De acordo com a Defensoria Pública, após as investigações da família, o processo ainda passou anos na delegacia de Santa Isabel, antes de seguir para o Departamento de Homicídios e de Proteção à Pessoa (DHPP)
“Essa investigação dormiu na delegacia de Santa Isabel. E ‘dormiu’ é a palavra – ficou por lá vários anos, sem que o delegado de Santa Isabel refizesse aqueles reconhecimentos, levasse aquelas testemunhas para que elas pudessem apontar quem eram os policiais responsáveis por levar o Giovani da padaria […]. O processo, já em 2004, 2005, foi para o DHPP [Departamento Estadual de Homicídios e de Proteção à Pessoa]. E ficou também anos – anos – no DHPP”, conta o defensor.
A Defensoria Pública entrou no caso em 2011 e as audiências começaram em 2014.
“Então, essa família ficou esperando mais cinco anos. Essa família veio procurar pela Defensoria Pública, nós entramos no caso em 2011. Só depois disso que houve a denúncia, sendo que esses reconhecimentos foram depois. As audiências desse processo foram ocorrer lá em 2014, e somente agora, em 2020, é que aconteceu o julgamento de um dos suspeitos “, relata o defensor.

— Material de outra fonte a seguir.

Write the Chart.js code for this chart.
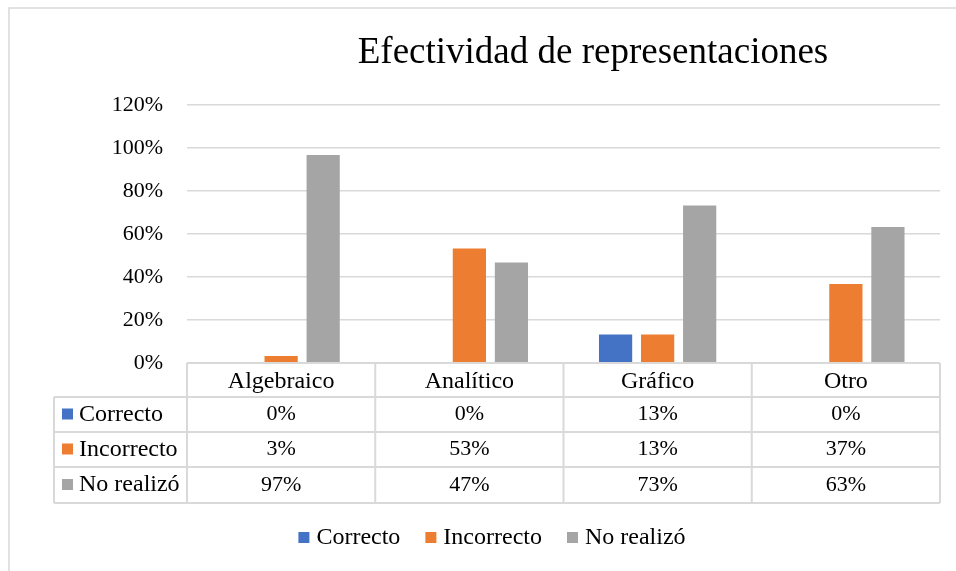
<!DOCTYPE html>
<html>
<head>
<meta charset="utf-8">
<script src="https://cdn.jsdelivr.net/npm/chart.js@4.4.1/dist/chart.umd.min.js"></script>
<style>
body { margin:0; background:#fff; }
</style>
</head>
<body>
<canvas id="efectividad" width="956" height="571"></canvas>
<script>
var categorias = ["Algebraico", "Analítico", "Gráfico", "Otro"];
var correcto = [0, 0, 13.3, 0];
var incorrecto = [3.3, 53.3, 13.3, 36.7];
var noRealizo = [96.7, 46.7, 73.3, 63.3];
var nombres = ["Correcto", "Incorrecto", "No realizó"];
var colores = ["#4472C4", "#ED7D31", "#A5A5A5"];
var titulo = "Efectividad de representaciones";

var fuente = '"Liberation Serif", "Times New Roman", serif';
var gris = "#d9d9d9";

// titulo, tabla de datos y leyenda dibujados a mano
var extras = {
	id: "extras",
	afterDraw: function(chart){
		var ctx = chart.ctx;
		var x = chart.scales.x;
		var area = chart.chartArea;
		var series = [correcto, incorrecto, noRealizo];
		ctx.save();

		// marco exterior
		ctx.strokeStyle = gris;
		ctx.lineWidth = 1.5;
		ctx.strokeRect(9, 8, 980, 600);

		// titulo
		ctx.fillStyle = "#000";
		ctx.font = "37px " + fuente;
		ctx.textAlign = "center";
		ctx.textBaseline = "middle";
		ctx.fillText(titulo, 593, 53);

		// tabla
		var filas = [363, 397, 432, 467, 503];
		var izq = 54;
		var ancho = (area.right - area.left) / categorias.length;
		ctx.strokeStyle = gris;
		ctx.lineWidth = 2;
		ctx.beginPath();
		ctx.moveTo(area.left, filas[0]); ctx.lineTo(area.right, filas[0]);
		for (var f = 1; f < filas.length; f++) {
			ctx.moveTo(izq, filas[f]); ctx.lineTo(area.right, filas[f]);
		}
		ctx.moveTo(izq, filas[1]); ctx.lineTo(izq, filas[4]);
		for (var c = 0; c <= categorias.length; c++) {
			var px = area.left + c * ancho;
			ctx.moveTo(px, filas[0]); ctx.lineTo(px, filas[4]);
		}
		ctx.stroke();

		for (var s = 0; s < series.length; s++) {
			var cy = (filas[s + 1] + filas[s + 2]) / 2;
			ctx.fillStyle = colores[s];
			ctx.fillRect(62, cy - 6, 11, 11);
			ctx.fillStyle = "#000";
			ctx.textAlign = "left";
			ctx.font = "24px " + fuente;
			ctx.fillText(nombres[s], 79, cy);
			ctx.textAlign = "center";
			ctx.font = "22px " + fuente;
			for (var i = 0; i < categorias.length; i++) {
				ctx.fillText(Math.round(series[s][i]) + "%", x.getPixelForTick(i), cy);
			}
		}

		// leyenda
		ctx.font = "24px " + fuente;
		var hueco = 25;
		var total = 0;
		var anchos = [];
		for (var k = 0; k < nombres.length; k++) {
			anchos.push(ctx.measureText(nombres[k]).width);
			total += 11 + 7 + anchos[k];
		}
		total += hueco * (nombres.length - 1);
		var lx = 492 - total / 2;
		ctx.textAlign = "left";
		for (var k = 0; k < nombres.length; k++) {
			ctx.fillStyle = colores[k];
			ctx.fillRect(lx, 532, 11, 11);
			ctx.fillStyle = "#000";
			ctx.fillText(nombres[k], lx + 18, 538);
			lx += 18 + anchos[k] + hueco;
		}
		ctx.restore();
	}
};

const ctx = document.getElementById("efectividad");
let grafico = new Chart(ctx, {
	type: 'bar',
	data: {
		labels: categorias,
		datasets: [
			{ label: nombres[0], data: correcto, backgroundColor: colores[0] },
			{ label: nombres[1], data: incorrecto, backgroundColor: colores[1] },
			{ label: nombres[2], data: noRealizo, backgroundColor: colores[2] }
		]
	},
	options: {
		responsive: false,
		animation: false,
		datasets: { bar: { categoryPercentage: 0.67, barPercentage: 0.79 } },
		layout: { padding: { top: 105, right: 16, bottom: 174, left: 0 } },
		plugins: {
			legend: { display: false },
			title: { display: false },
			tooltip: { enabled: false }
		},
		scales: {
			x: {
				grid: { display: false },
				border: { display: false },
				ticks: { color: "#000", padding: -4, font: { family: fuente, size: 24 } },
				afterFit: function(scale){ scale.height = 34; }
			},
			y: {
				min: 0,
				max: 120,
				grid: { color: gris, lineWidth: 1.5, drawTicks: false },
				border: { display: false },
				ticks: {
					stepSize: 20,
					color: "#000",
					padding: 24,
					font: { family: fuente, size: 22 },
					callback: function(v){ return v + "%"; }
				},
				afterFit: function(scale){ scale.width = 187; }
			}
		}
	},
	plugins: [extras]
});
</script>
</body>
</html>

Para um dos familiares de Giovani, o fato de um policial ser o investigado representou uma dificuldade adicional ao longo processo.
“As autoridades têm privilégio. Ele [o policial] teve muito privilégio. Ele só foi preso graças à justiça divina e à defensoria”, diz o familiar. “Condenar esse policial foi minha missão de vida. Se eu partir… Mas minha missão eu cumpri, graças a Deus. Missão cumprida.”